The confusion probably stems from section 102 of the 1976 Copyright Act adding in : "pictorial, graphic, and sculptural" to it's list of protections. Now the DMCA, which would probably be the most applicable considering we are focused on digital files, that tends to focus on more of the audio, audio/visual, and software (although for me and my trade, embroidery files have fallen into this category at times, depends on the situation) aspect of it all. At least all the cases that I'm aware of (the much beloved case of Vernor v. Autodesk among them).
 

Fred Weiss

Merchant Member
Trademark must be vigorously maintained or it can be lost. If it is properly maintained, it can last indefinitely.

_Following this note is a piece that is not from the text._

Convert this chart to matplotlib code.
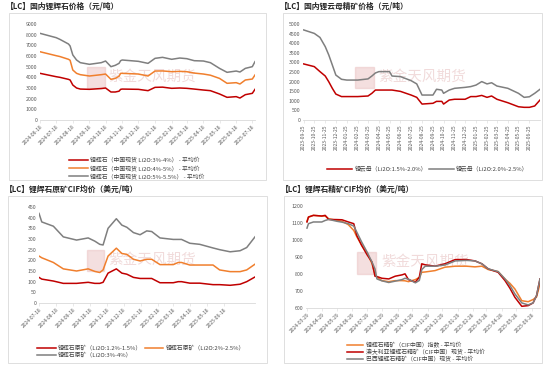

This is correct and explains why profit vs. no profit does not matter to a trademark owner. Fear of loss of their rights will motivate most trademark owners to move against any infringement they become aware of. The law states that if the TM owner is aware of any infringement then the TM owner has one year to commence action to stop the infringement or the trademark becomes public domain and all protection is lost.
 

Marlene

New Member
we make ADA signs for a local university. they have their logo on the signs. the university has a company that oversees their logo and how it is used. we have to pay a fee every year so that we can put their logo on their signs. we also have to file reports with break outs of how many signs and what departments they go to. we aren't selling products to the pubic with the university logo, we are selling them ADA signs that they want their logo on. you would think they would have the right to use it as they please but nope, we have to deal with this overseer company.